• What the exercise asks: Leaving out every picture, quote the data below exactly as it appears.
--- start Source excerpt ---
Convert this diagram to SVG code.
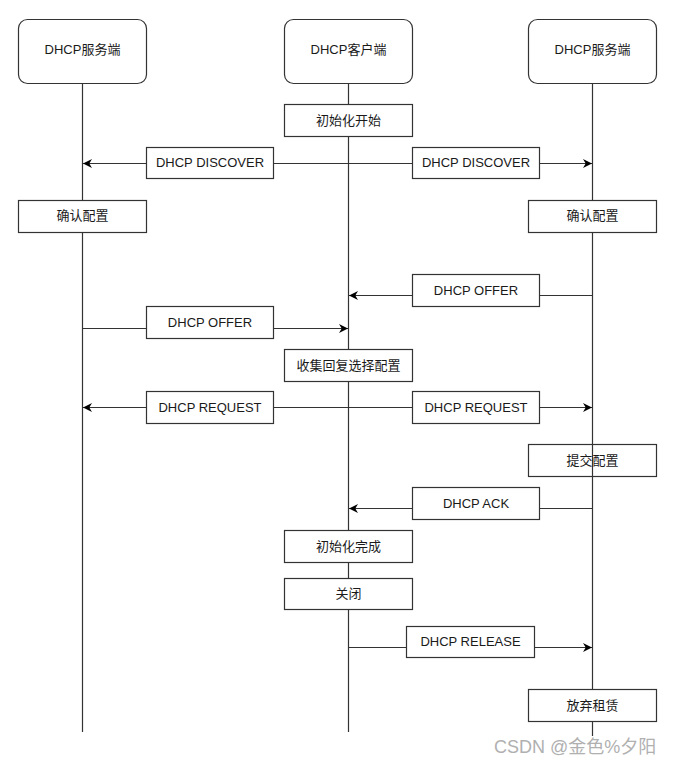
<svg xmlns="http://www.w3.org/2000/svg" width="673" height="765" viewBox="0 0 673 765">
<style>
  .box { fill: #ffffff; stroke: #333333; stroke-width: 1.2; }
  .t { font-family: "Liberation Sans", Arial, "Noto Sans CJK SC", sans-serif; font-size: 13px; fill: #1a1a1a; text-anchor: middle; dominant-baseline: central; }
  .ln { stroke: #333333; stroke-width: 1.2; fill: none; }
  .wm { font-family: "Liberation Sans", Arial, "Noto Sans CJK SC", sans-serif; font-size: 18px; fill: #b0b0b0; }
</style>
<defs>
  <marker id="arr" viewBox="0 0 10 10" refX="10" refY="5" markerWidth="9" markerHeight="9" markerUnits="userSpaceOnUse" orient="auto">
    <path d="M0,0 L10,5 L0,10 L3,5 z" fill="#000000"/>
  </marker>
</defs>
<g id="lifelines">
  <line class="ln" x1="82.5" y1="83" x2="82.5" y2="732"/>
  <line class="ln" x1="348.5" y1="83" x2="348.5" y2="732"/>
  <line class="ln" x1="592.5" y1="83" x2="592.5" y2="736"/>
</g>
<g id="connectors">
  <line class="ln" x1="348.5" y1="163.5" x2="83" y2="163.5" marker-end="url(#arr)"/>
  <line class="ln" x1="348.5" y1="163.5" x2="592" y2="163.5" marker-end="url(#arr)"/>
  <line class="ln" x1="592.5" y1="295.5" x2="349" y2="295.5" marker-end="url(#arr)"/>
  <line class="ln" x1="82.5" y1="328.5" x2="348" y2="328.5" marker-end="url(#arr)"/>
  <line class="ln" x1="348.5" y1="407.5" x2="83" y2="407.5" marker-end="url(#arr)"/>
  <line class="ln" x1="348.5" y1="407.5" x2="592" y2="407.5" marker-end="url(#arr)"/>
  <line class="ln" x1="592.5" y1="508.5" x2="349" y2="508.5" marker-end="url(#arr)"/>
  <line class="ln" x1="348.5" y1="647.5" x2="592" y2="647.5" marker-end="url(#arr)"/>
</g>
<g id="server-left"><rect class="box" x="18.5" y="19.5" width="128" height="64" rx="9"/><text class="t" x="82.5" y="49.5">DHCP服务端</text></g>
<g id="client"><rect class="box" x="284.5" y="19.5" width="128" height="64" rx="9"/><text class="t" x="348.5" y="49.5">DHCP客户端</text></g>
<g id="server-right"><rect class="box" x="528.5" y="19.5" width="128" height="64" rx="9"/><text class="t" x="592.5" y="49.5">DHCP服务端</text></g>
<g id="init-start"><rect class="box" x="284.5" y="104.5" width="128" height="32"/><text class="t" x="348.5" y="120.5">初始化开始</text></g>
<g id="discover-left"><rect class="box" x="146.5" y="147.5" width="127" height="31"/><text class="t" x="210" y="162.5">DHCP DISCOVER</text></g>
<g id="discover-right"><rect class="box" x="412.5" y="147.5" width="127" height="31"/><text class="t" x="476" y="162.5">DHCP DISCOVER</text></g>
<g id="confirm-left"><rect class="box" x="18.5" y="200.5" width="128" height="32"/><text class="t" x="82.5" y="215.5">确认配置</text></g>
<g id="confirm-right"><rect class="box" x="528.5" y="200.5" width="128" height="32"/><text class="t" x="592.5" y="215.5">确认配置</text></g>
<g id="offer-right"><rect class="box" x="412.5" y="274.5" width="127" height="32"/><text class="t" x="476" y="290">DHCP OFFER</text></g>
<g id="offer-left"><rect class="box" x="146.5" y="306.5" width="127" height="32"/><text class="t" x="210" y="322">DHCP OFFER</text></g>
<g id="collect"><rect class="box" x="284.5" y="349.5" width="128" height="32"/><text class="t" x="348.5" y="365">收集回复选择配置</text></g>
<g id="request-left"><rect class="box" x="146.5" y="391.5" width="127" height="32"/><text class="t" x="210" y="407">DHCP REQUEST</text></g>
<g id="request-right"><rect class="box" x="412.5" y="391.5" width="127" height="32"/><text class="t" x="476" y="407">DHCP REQUEST</text></g>
<g id="commit"><rect class="box" x="528.5" y="444.5" width="128" height="32"/><text class="t" x="592.5" y="460.5">提交配置</text><line class="ln" x1="592.5" y1="444" x2="592.5" y2="477"/></g>
<g id="ack"><rect class="box" x="412.5" y="487.5" width="127" height="32"/><text class="t" x="476" y="503">DHCP ACK</text></g>
<g id="init-done"><rect class="box" x="284.5" y="530.5" width="128" height="32"/><text class="t" x="348.5" y="546">初始化完成</text></g>
<g id="close"><rect class="box" x="284.5" y="578.5" width="128" height="31"/><text class="t" x="348.5" y="593.5">关闭</text></g>
<g id="release"><rect class="box" x="406.5" y="626.5" width="128" height="31"/><text class="t" x="470.5" y="641.5">DHCP RELEASE</text></g>
<g id="abandon"><rect class="box" x="528.5" y="689.5" width="128" height="32"/><text class="t" x="592.5" y="705">放弃租赁</text></g>
<text class="wm" x="494" y="753">CSDN @金色%夕阳</text>
</svg>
--- end Source excerpt ---
• The output:
Convert this diagram to SVG code.
<svg xmlns="http://www.w3.org/2000/svg" width="673" height="765" viewBox="0 0 673 765">
<style>
  .box { fill: #ffffff; stroke: #333333; stroke-width: 1.2; }
  .t { font-family: "Liberation Sans", Arial, "Noto Sans CJK SC", sans-serif; font-size: 13px; fill: #1a1a1a; text-anchor: middle; dominant-baseline: central; }
  .ln { stroke: #333333; stroke-width: 1.2; fill: none; }
  .wm { font-family: "Liberation Sans", Arial, "Noto Sans CJK SC", sans-serif; font-size: 18px; fill: #b0b0b0; }
</style>
<defs>
  <marker id="arr" viewBox="0 0 10 10" refX="10" refY="5" markerWidth="9" markerHeight="9" markerUnits="userSpaceOnUse" orient="auto">
    <path d="M0,0 L10,5 L0,10 L3,5 z" fill="#000000"/>
  </marker>
</defs>
<g id="lifelines">
  <line class="ln" x1="82.5" y1="83" x2="82.5" y2="732"/>
  <line class="ln" x1="348.5" y1="83" x2="348.5" y2="732"/>
  <line class="ln" x1="592.5" y1="83" x2="592.5" y2="736"/>
</g>
<g id="connectors">
  <line class="ln" x1="348.5" y1="163.5" x2="83" y2="163.5" marker-end="url(#arr)"/>
  <line class="ln" x1="348.5" y1="163.5" x2="592" y2="163.5" marker-end="url(#arr)"/>
  <line class="ln" x1="592.5" y1="295.5" x2="349" y2="295.5" marker-end="url(#arr)"/>
  <line class="ln" x1="82.5" y1="328.5" x2="348" y2="328.5" marker-end="url(#arr)"/>
  <line class="ln" x1="348.5" y1="407.5" x2="83" y2="407.5" marker-end="url(#arr)"/>
  <line class="ln" x1="348.5" y1="407.5" x2="592" y2="407.5" marker-end="url(#arr)"/>
  <line class="ln" x1="592.5" y1="508.5" x2="349" y2="508.5" marker-end="url(#arr)"/>
  <line class="ln" x1="348.5" y1="647.5" x2="592" y2="647.5" marker-end="url(#arr)"/>
</g>
<g id="server-left"><rect class="box" x="18.5" y="19.5" width="128" height="64" rx="9"/><text class="t" x="82.5" y="49.5">DHCP服务端</text></g>
<g id="client"><rect class="box" x="284.5" y="19.5" width="128" height="64" rx="9"/><text class="t" x="348.5" y="49.5">DHCP客户端</text></g>
<g id="server-right"><rect class="box" x="528.5" y="19.5" width="128" height="64" rx="9"/><text class="t" x="592.5" y="49.5">DHCP服务端</text></g>
<g id="init-start"><rect class="box" x="284.5" y="104.5" width="128" height="32"/><text class="t" x="348.5" y="120.5">初始化开始</text></g>
<g id="discover-left"><rect class="box" x="146.5" y="147.5" width="127" height="31"/><text class="t" x="210" y="162.5">DHCP DISCOVER</text></g>
<g id="discover-right"><rect class="box" x="412.5" y="147.5" width="127" height="31"/><text class="t" x="476" y="162.5">DHCP DISCOVER</text></g>
<g id="confirm-left"><rect class="box" x="18.5" y="200.5" width="128" height="32"/><text class="t" x="82.5" y="215.5">确认配置</text></g>
<g id="confirm-right"><rect class="box" x="528.5" y="200.5" width="128" height="32"/><text class="t" x="592.5" y="215.5">确认配置</text></g>
<g id="offer-right"><rect class="box" x="412.5" y="274.5" width="127" height="32"/><text class="t" x="476" y="290">DHCP OFFER</text></g>
<g id="offer-left"><rect class="box" x="146.5" y="306.5" width="127" height="32"/><text class="t" x="210" y="322">DHCP OFFER</text></g>
<g id="collect"><rect class="box" x="284.5" y="349.5" width="128" height="32"/><text class="t" x="348.5" y="365">收集回复选择配置</text></g>
<g id="request-left"><rect class="box" x="146.5" y="391.5" width="127" height="32"/><text class="t" x="210" y="407">DHCP REQUEST</text></g>
<g id="request-right"><rect class="box" x="412.5" y="391.5" width="127" height="32"/><text class="t" x="476" y="407">DHCP REQUEST</text></g>
<g id="commit"><rect class="box" x="528.5" y="444.5" width="128" height="32"/><text class="t" x="592.5" y="460.5">提交配置</text><line class="ln" x1="592.5" y1="444" x2="592.5" y2="477"/></g>
<g id="ack"><rect class="box" x="412.5" y="487.5" width="127" height="32"/><text class="t" x="476" y="503">DHCP ACK</text></g>
<g id="init-done"><rect class="box" x="284.5" y="530.5" width="128" height="32"/><text class="t" x="348.5" y="546">初始化完成</text></g>
<g id="close"><rect class="box" x="284.5" y="578.5" width="128" height="31"/><text class="t" x="348.5" y="593.5">关闭</text></g>
<g id="release"><rect class="box" x="406.5" y="626.5" width="128" height="31"/><text class="t" x="470.5" y="641.5">DHCP RELEASE</text></g>
<g id="abandon"><rect class="box" x="528.5" y="689.5" width="128" height="32"/><text class="t" x="592.5" y="705">放弃租赁</text></g>
<text class="wm" x="494" y="753">CSDN @金色%夕阳</text>
</svg>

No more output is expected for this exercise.